Nikon
NIKON
NIKON (1605–1681), patriarch of Moscow, Russian Orthodox church reformer. Nikon briefly dominated the Russian political and ecclesiastical scene in the mid-seventeenth century. Not least of his achievements was that he rose from utter obscurity to do so. He served a Moscow parish for ten years but turned his back on the capital in the early 1630s when his three children all died suddenly. Both he and his wife decided to become monastics. Much of the time Nikon lived as a solitary (1634–1643). He was, however, elected abbot of the Kozheezero hermitage and by 1646 was abbot of an important monastery in Moscow. There he was befriended by the tsar. Hardly three years later he was appointed metropolitan (archbishop) of Novgorod and by 1652 was in line for election to the patriarchal throne itself.
By this time Nikon was clearly aligned with the reformers of the Russian church, the "God-seekers." They had encouraged a notable revival in the moral and liturgical life of the Russian people. At the time of his election Nikon had elicited an unusual promise of obedience from the tsar and boyars of the realm. He was now to implement it in an unprecedented fashion. He proceeded at an accelerated pace—and at his own initiative—with new liturgical reforms. The principle on which he based these reforms was that Orthodoxy was universal rather than merely Muscovite; that Russia gained its Orthodoxy from the Greeks; and that Greek models should be followed wherever any discrepancy could be detected between Greek and Russian practice. Nikon did not pause to consider that such discrepancies could well be legitimate and that seventeenth-century Greek practice might not be any more "authentic" than Russian.
Popular piety was outraged by some of Nikon's earliest reforms, not least because they involved the use of three fingers instead of two for the frequently used sign of the cross.
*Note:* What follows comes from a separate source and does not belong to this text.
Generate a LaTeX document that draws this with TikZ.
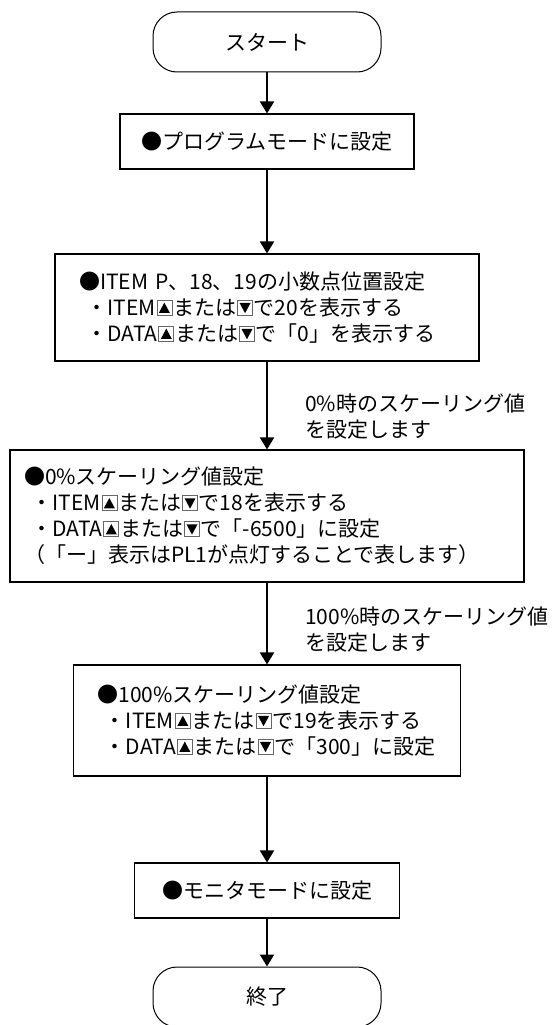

In any case, Russians had long been used to thinking of Muscovite faith and practice as normative. Within a few years a schism developed. Whereas Nikon's own commitment to his reforms seems to have wavered within a few years, Old Ritualists (otherwise known as Old Believers) consistently accepted persecution rather than tolerate the new ways.
Paradoxically, the Russian church councils of 1666 and 1667, which accepted the Nikonian reforms and excommunicated the conservative Old Ritualists, also sat in judgment on Nikon himself. Their hidden agenda was the question of authority. Nikon was seen by the councils as having too readily accepted papal standards of authority. For example, he had published in Russian the spurious Donation of Constantine (a ninth-century document fabricated to strengthen the power of the Roman see), and he advocated the medieval formulation of the "two swords," which was held to justify the pope's authority over church and state alike. He insisted that the priesthood possessed primacy vis-à-vis the ruler and resisted any secular challenge to church prerogatives or ownership of land. All this caused resentment among the boyars and eventually also in the tsar. It was Tsar Aleksei himself who saw to it in 1666 that the church council depose his former friend Nikon. He thus paved the way for the 1720 reforms of Peter the Great, which involved the absolute (administrative) subjugation of church to state.
Nikon was subsequently exiled to the north and his status reduced to that of a simple monk. When the new tsar, Fedor, permitted him to return to Moscow (1681) it was already too late: Nikon died on the journey south at Yaroslavl. Nonetheless, his burial was that of a patriarch.
Bibliography
A wide range of contemporary documents relating to Nikon (some of them from his own hand) were translated by William Palmer as The Patriarch and the Tsar, 6 vols. (London, 1871–1876). A number of these have yet to appear in the original. An important study of Nikon's ideas is provided in M. V. Zyzykin's Patriarkh Nikon: Ego gosudarstvennye i kanonicheskie idei (Warsaw, 1931–1938). A vivid and authoritative picture of the age is provided by Pierre Pascal in Avvakum et les débuts du Raskol: La crise religieuse au dix-septième siècle en Russie, 2d ed. (Paris, 1963).